Information provided
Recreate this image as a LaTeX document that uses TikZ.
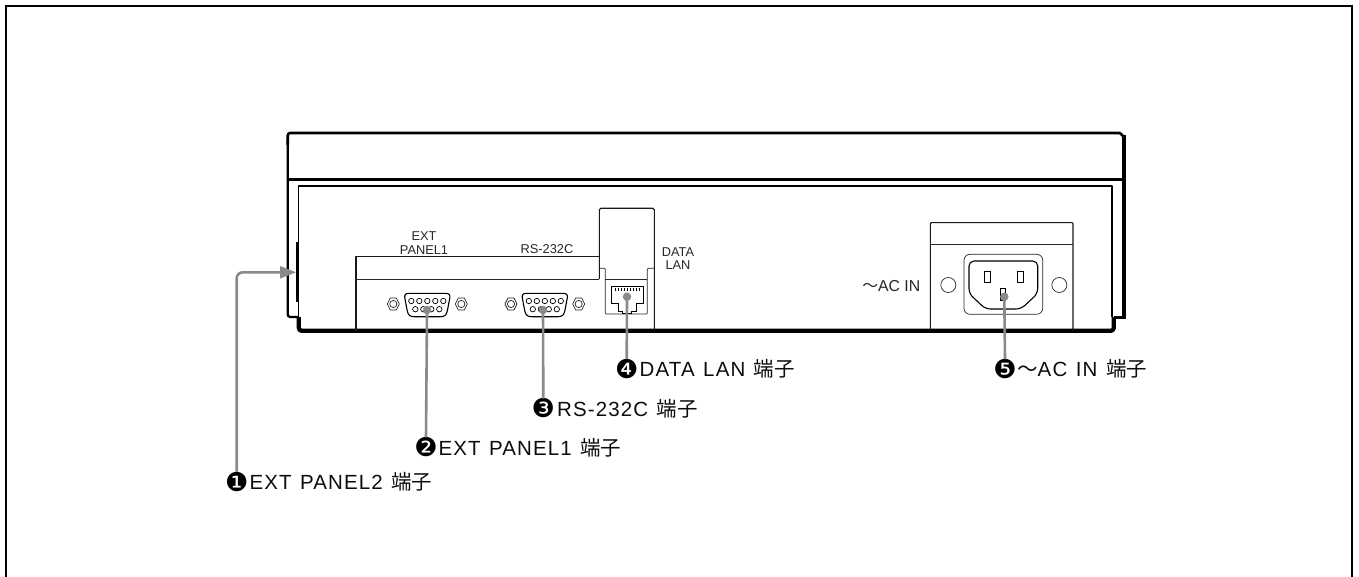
\documentclass[tikz,border=0pt]{standalone}
\usepackage{fontspec}
\setmainfont{Liberation Sans}
\newfontfamily\lblfont[LetterSpace=5.5,WordSpace=1.25]{Liberation Sans}
\newfontfamily\cjkfont{Noto Sans CJK JP}
\newfontfamily\numfont{DejaVu Sans}
\usetikzlibrary{arrows.meta}
\definecolor{ptr}{HTML}{8A8A8A}
\newcommand{\tanshi}{\cjkfont 端子}
\newcommand{\wavesym}{{\cjkfont 〜}}
\tikzset{
  x=1pt,y=-1pt,
  frame/.style={line width=2pt,black},
  heavy/.style={line width=2.3pt,black,line join=round},
  top line/.style={line width=2.6pt,black,line join=round},
  panel line/.style={line width=1.8pt,black,line join=round},
  thick heavy/.style={line width=4.3pt,black,line join=round},
  med/.style={line width=1.1pt,black!90},
  thinl/.style={line width=0.7pt,black!85},
  ptrline/.style={line width=2.6pt,ptr},
  ptrdot/.style={circle,fill=ptr,inner sep=0pt,minimum size=8.5pt},
  panel text/.style={font=\fontsize{12.8}{13.6}\selectfont,text=black!85,inner sep=0pt,align=center},
  callout/.style={font=\fontsize{20.5}{24}\selectfont,anchor=base west,inner sep=0pt,text=black!95},
  numb/.style={font=\numfont\fontsize{26}{26}\selectfont,inner sep=0pt,text=black},
  screw/.pic={\draw[line width=.7pt,black!85] (-6,0)--(-3,-6)--(3,-6)--(6,0)--(3,6)--(-3,6)--cycle; \draw[line width=.7pt,black!85] (0,0) circle (3.6);},
  dsub/.pic={
    \draw[line width=1.1pt,black] (-18,-11.7) .. controls (-22,-11.7) and (-23,-10) .. (-22.5,-7) -- (-20,6) .. controls (-19,10.5) and (-17,11.7) .. (-13,11.7) -- (13,11.7) .. controls (17,11.7) and (19,10.5) .. (20,6) -- (22.5,-7) .. controls (23,-10) and (22,-11.7) .. (18,-11.7) -- cycle;
    \foreach \px in {-16,-8,0,8,16} \draw[line width=.7pt,black] (\px,-4) circle (2.7);
    \foreach \px in {-12,-4,4,12} \draw[line width=.7pt,black] (\px,4.2) circle (2.7);
  },
}
\begin{document}
\begin{tikzpicture}
\useasboundingbox (0,0) rectangle (1359,577);
% frame
\draw[frame] (6,577) -- (6,6) -- (1352,6) -- (1352,577);
% housing
\draw[heavy,rounded corners=2.5pt] (298.4,317) -- (287.7,317) -- (287.7,140) ;
\draw[top line,rounded corners=2.5pt] (287.7,145) -- (287.7,133) -- (1120.5,133);
\draw[top line] (1120,133) -- (1123.5,136.5);
\draw[line width=4pt,black] (1124,135.5) -- (1124,318.5);
\draw[line width=3pt,black] (1126,317) -- (1113.5,317);
\draw[heavy] (287.7,179.5) -- (1122,179.5);
\draw[panel line] (298.4,317) -- (298.4,185.7) -- (1112,185.7) -- (1112,317);
\draw[thick heavy,rounded corners=3pt] (298.8,317) -- (298.8,330.8) -- (1113.8,330.8) -- (1113.8,317);
\fill[black] (296.4,242) rectangle (299.4,301.7);
% serial block
\draw[med] (356,331) -- (356,256.7) -- (599.3,256.7);
\draw[thinl] (356,279.2) -- (599.3,279.2);
\draw[med,rounded corners=1.5pt] (599.3,279.2) -- (599.3,208.3) -- (654.3,208.3) -- (654.3,331);
\draw[thinl,rounded corners=1pt] (599.3,268.3) -- (605.3,268.3) -- (605.3,314) -- (647.3,314) -- (647.3,268.3) -- (654.3,268.3);
\draw[thinl] (605.3,279.3) -- (647.3,279.3);
% RJ45
\draw[line width=1pt,black] (611,286) -- (643,286) -- (643,303.5) -- (636,303.5) -- (636,311) -- (631,311) -- (631,313) -- (622,313)-- (622,311) -- (618.5,311) -- (618.5,303.5) -- (611,303.5) -- cycle;
\foreach \px in {615,618,621,624,627,630,633,636,639} \draw[line width=.5pt,black] (\px,288) -- (\px,290.5);
% connectors
\pic at (393.3,304) {screw}; \pic at (461.3,304) {screw};
\pic at (511,304) {screw}; \pic at (578.7,304) {screw};
\pic at (427.3,305) {dsub}; \pic at (544.8,305) {dsub};
% AC block
\draw[med,rounded corners=1pt] (930.3,331) -- (930.3,222.7) -- (1073,222.7) -- (1073,331);
\draw[thinl] (930.3,244.3) -- (1073,244.3);
\draw[line width=.7pt,black!85] (948.3,285) circle (7.5);
\draw[line width=.7pt,black!85] (1059.3,285) circle (7.5);
\draw[line width=.7pt,black!85,rounded corners=6pt] (964,254.3) rectangle (1042.7,314.3);
\draw[line width=1.1pt,black,rounded corners=5pt] (969,273) -- (969,261) -- (1037.7,261) -- (1037.7,293.5) -- (1021,309) -- (985.5,309) -- (969,293.5) -- cycle;
\draw[line width=.6pt,black] (984.3,271.7) rectangle (990,282.7);
\draw[line width=.6pt,black] (1017.7,271.7) rectangle (1023.3,282.7);
\draw[line width=.6pt,black] (1000.3,288.3) rectangle (1005.3,300);
% panel labels
\node[panel text] (lext) at (424,243) {EXT\\PANEL1};
\node[panel text] (lrs) at (547,249.5) {RS-232C};
\node[panel text] (ldata) at (678,258.5) {DATA\\LAN};
\node[anchor=east,inner sep=0pt,font=\fontsize{15.8}{18}\selectfont,text=black!85] (lac) at (920.5,286.5) {\wavesym AC IN};
% callout numbers
\node[numb] (n1) at (236.7,481.7) {❶};
\node[numb] (n2) at (426,447.3) {❷};
\node[numb] (n3) at (543.3,408.5) {❸};
\node[numb] (n4) at (626.7,369) {❹};
\node[numb] (n5) at (1005,369) {❺};
\node[callout] (t1) at (249.3,489) {\lblfont EXT PANEL2 \tanshi};
\node[callout] (t2) at (438.3,455) {\lblfont EXT PANEL1 \tanshi};
\node[callout] (t3) at (557,416) {\lblfont RS-232C \tanshi};
\node[callout] (t4) at (639.5,376.3) {\lblfont DATA LAN \tanshi};
\node[callout] (t5) at (1017,376.3) {\wavesym\lblfont AC IN \tanshi};
% pointers
\coordinate (p1) at (296,272.3);
\coordinate (p2) at (427,310);
\coordinate (p3) at (543,310);
\coordinate (p4) at (627,296.7);
\coordinate (p5) at (1004.3,296.7);
\node[ptrdot] (d2) at (p2) {};
\node[ptrdot] (d3) at (p3) {};
\node[ptrdot] (d4) at (p4) {};
\node[ptrdot] (d5) at (p5) {};
\draw[ptrline,rounded corners=6pt,-{Triangle[length=16pt,width=12pt]}] (n1.north) -- (n1.north |- p1) -- (p1);
\draw[ptrline] (d2.center) -- (n2.north);
\draw[ptrline] (d3.center) -- (n3.north);
\draw[ptrline] (d4.center) -- (n4.north);
\draw[ptrline] (d5.center) -- (n5.north);
\end{tikzpicture}
\end{document}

The request
Give all the lines above again, character for character, without pictures.

Final result
Recreate this image as a LaTeX document that uses TikZ.
\documentclass[tikz,border=0pt]{standalone}
\usepackage{fontspec}
\setmainfont{Liberation Sans}
\newfontfamily\lblfont[LetterSpace=5.5,WordSpace=1.25]{Liberation Sans}
\newfontfamily\cjkfont{Noto Sans CJK JP}
\newfontfamily\numfont{DejaVu Sans}
\usetikzlibrary{arrows.meta}
\definecolor{ptr}{HTML}{8A8A8A}
\newcommand{\tanshi}{\cjkfont 端子}
\newcommand{\wavesym}{{\cjkfont 〜}}
\tikzset{
  x=1pt,y=-1pt,
  frame/.style={line width=2pt,black},
  heavy/.style={line width=2.3pt,black,line join=round},
  top line/.style={line width=2.6pt,black,line join=round},
  panel line/.style={line width=1.8pt,black,line join=round},
  thick heavy/.style={line width=4.3pt,black,line join=round},
  med/.style={line width=1.1pt,black!90},
  thinl/.style={line width=0.7pt,black!85},
  ptrline/.style={line width=2.6pt,ptr},
  ptrdot/.style={circle,fill=ptr,inner sep=0pt,minimum size=8.5pt},
  panel text/.style={font=\fontsize{12.8}{13.6}\selectfont,text=black!85,inner sep=0pt,align=center},
  callout/.style={font=\fontsize{20.5}{24}\selectfont,anchor=base west,inner sep=0pt,text=black!95},
  numb/.style={font=\numfont\fontsize{26}{26}\selectfont,inner sep=0pt,text=black},
  screw/.pic={\draw[line width=.7pt,black!85] (-6,0)--(-3,-6)--(3,-6)--(6,0)--(3,6)--(-3,6)--cycle; \draw[line width=.7pt,black!85] (0,0) circle (3.6);},
  dsub/.pic={
    \draw[line width=1.1pt,black] (-18,-11.7) .. controls (-22,-11.7) and (-23,-10) .. (-22.5,-7) -- (-20,6) .. controls (-19,10.5) and (-17,11.7) .. (-13,11.7) -- (13,11.7) .. controls (17,11.7) and (19,10.5) .. (20,6) -- (22.5,-7) .. controls (23,-10) and (22,-11.7) .. (18,-11.7) -- cycle;
    \foreach \px in {-16,-8,0,8,16} \draw[line width=.7pt,black] (\px,-4) circle (2.7);
    \foreach \px in {-12,-4,4,12} \draw[line width=.7pt,black] (\px,4.2) circle (2.7);
  },
}
\begin{document}
\begin{tikzpicture}
\useasboundingbox (0,0) rectangle (1359,577);
% frame
\draw[frame] (6,577) -- (6,6) -- (1352,6) -- (1352,577);
% housing
\draw[heavy,rounded corners=2.5pt] (298.4,317) -- (287.7,317) -- (287.7,140) ;
\draw[top line,rounded corners=2.5pt] (287.7,145) -- (287.7,133) -- (1120.5,133);
\draw[top line] (1120,133) -- (1123.5,136.5);
\draw[line width=4pt,black] (1124,135.5) -- (1124,318.5);
\draw[line width=3pt,black] (1126,317) -- (1113.5,317);
\draw[heavy] (287.7,179.5) -- (1122,179.5);
\draw[panel line] (298.4,317) -- (298.4,185.7) -- (1112,185.7) -- (1112,317);
\draw[thick heavy,rounded corners=3pt] (298.8,317) -- (298.8,330.8) -- (1113.8,330.8) -- (1113.8,317);
\fill[black] (296.4,242) rectangle (299.4,301.7);
% serial block
\draw[med] (356,331) -- (356,256.7) -- (599.3,256.7);
\draw[thinl] (356,279.2) -- (599.3,279.2);
\draw[med,rounded corners=1.5pt] (599.3,279.2) -- (599.3,208.3) -- (654.3,208.3) -- (654.3,331);
\draw[thinl,rounded corners=1pt] (599.3,268.3) -- (605.3,268.3) -- (605.3,314) -- (647.3,314) -- (647.3,268.3) -- (654.3,268.3);
\draw[thinl] (605.3,279.3) -- (647.3,279.3);
% RJ45
\draw[line width=1pt,black] (611,286) -- (643,286) -- (643,303.5) -- (636,303.5) -- (636,311) -- (631,311) -- (631,313) -- (622,313)-- (622,311) -- (618.5,311) -- (618.5,303.5) -- (611,303.5) -- cycle;
\foreach \px in {615,618,621,624,627,630,633,636,639} \draw[line width=.5pt,black] (\px,288) -- (\px,290.5);
% connectors
\pic at (393.3,304) {screw}; \pic at (461.3,304) {screw};
\pic at (511,304) {screw}; \pic at (578.7,304) {screw};
\pic at (427.3,305) {dsub}; \pic at (544.8,305) {dsub};
% AC block
\draw[med,rounded corners=1pt] (930.3,331) -- (930.3,222.7) -- (1073,222.7) -- (1073,331);
\draw[thinl] (930.3,244.3) -- (1073,244.3);
\draw[line width=.7pt,black!85] (948.3,285) circle (7.5);
\draw[line width=.7pt,black!85] (1059.3,285) circle (7.5);
\draw[line width=.7pt,black!85,rounded corners=6pt] (964,254.3) rectangle (1042.7,314.3);
\draw[line width=1.1pt,black,rounded corners=5pt] (969,273) -- (969,261) -- (1037.7,261) -- (1037.7,293.5) -- (1021,309) -- (985.5,309) -- (969,293.5) -- cycle;
\draw[line width=.6pt,black] (984.3,271.7) rectangle (990,282.7);
\draw[line width=.6pt,black] (1017.7,271.7) rectangle (1023.3,282.7);
\draw[line width=.6pt,black] (1000.3,288.3) rectangle (1005.3,300);
% panel labels
\node[panel text] (lext) at (424,243) {EXT\\PANEL1};
\node[panel text] (lrs) at (547,249.5) {RS-232C};
\node[panel text] (ldata) at (678,258.5) {DATA\\LAN};
\node[anchor=east,inner sep=0pt,font=\fontsize{15.8}{18}\selectfont,text=black!85] (lac) at (920.5,286.5) {\wavesym AC IN};
% callout numbers
\node[numb] (n1) at (236.7,481.7) {❶};
\node[numb] (n2) at (426,447.3) {❷};
\node[numb] (n3) at (543.3,408.5) {❸};
\node[numb] (n4) at (626.7,369) {❹};
\node[numb] (n5) at (1005,369) {❺};
\node[callout] (t1) at (249.3,489) {\lblfont EXT PANEL2 \tanshi};
\node[callout] (t2) at (438.3,455) {\lblfont EXT PANEL1 \tanshi};
\node[callout] (t3) at (557,416) {\lblfont RS-232C \tanshi};
\node[callout] (t4) at (639.5,376.3) {\lblfont DATA LAN \tanshi};
\node[callout] (t5) at (1017,376.3) {\wavesym\lblfont AC IN \tanshi};
% pointers
\coordinate (p1) at (296,272.3);
\coordinate (p2) at (427,310);
\coordinate (p3) at (543,310);
\coordinate (p4) at (627,296.7);
\coordinate (p5) at (1004.3,296.7);
\node[ptrdot] (d2) at (p2) {};
\node[ptrdot] (d3) at (p3) {};
\node[ptrdot] (d4) at (p4) {};
\node[ptrdot] (d5) at (p5) {};
\draw[ptrline,rounded corners=6pt,-{Triangle[length=16pt,width=12pt]}] (n1.north) -- (n1.north |- p1) -- (p1);
\draw[ptrline] (d2.center) -- (n2.north);
\draw[ptrline] (d3.center) -- (n3.north);
\draw[ptrline] (d4.center) -- (n4.north);
\draw[ptrline] (d5.center) -- (n5.north);
\end{tikzpicture}
\end{document}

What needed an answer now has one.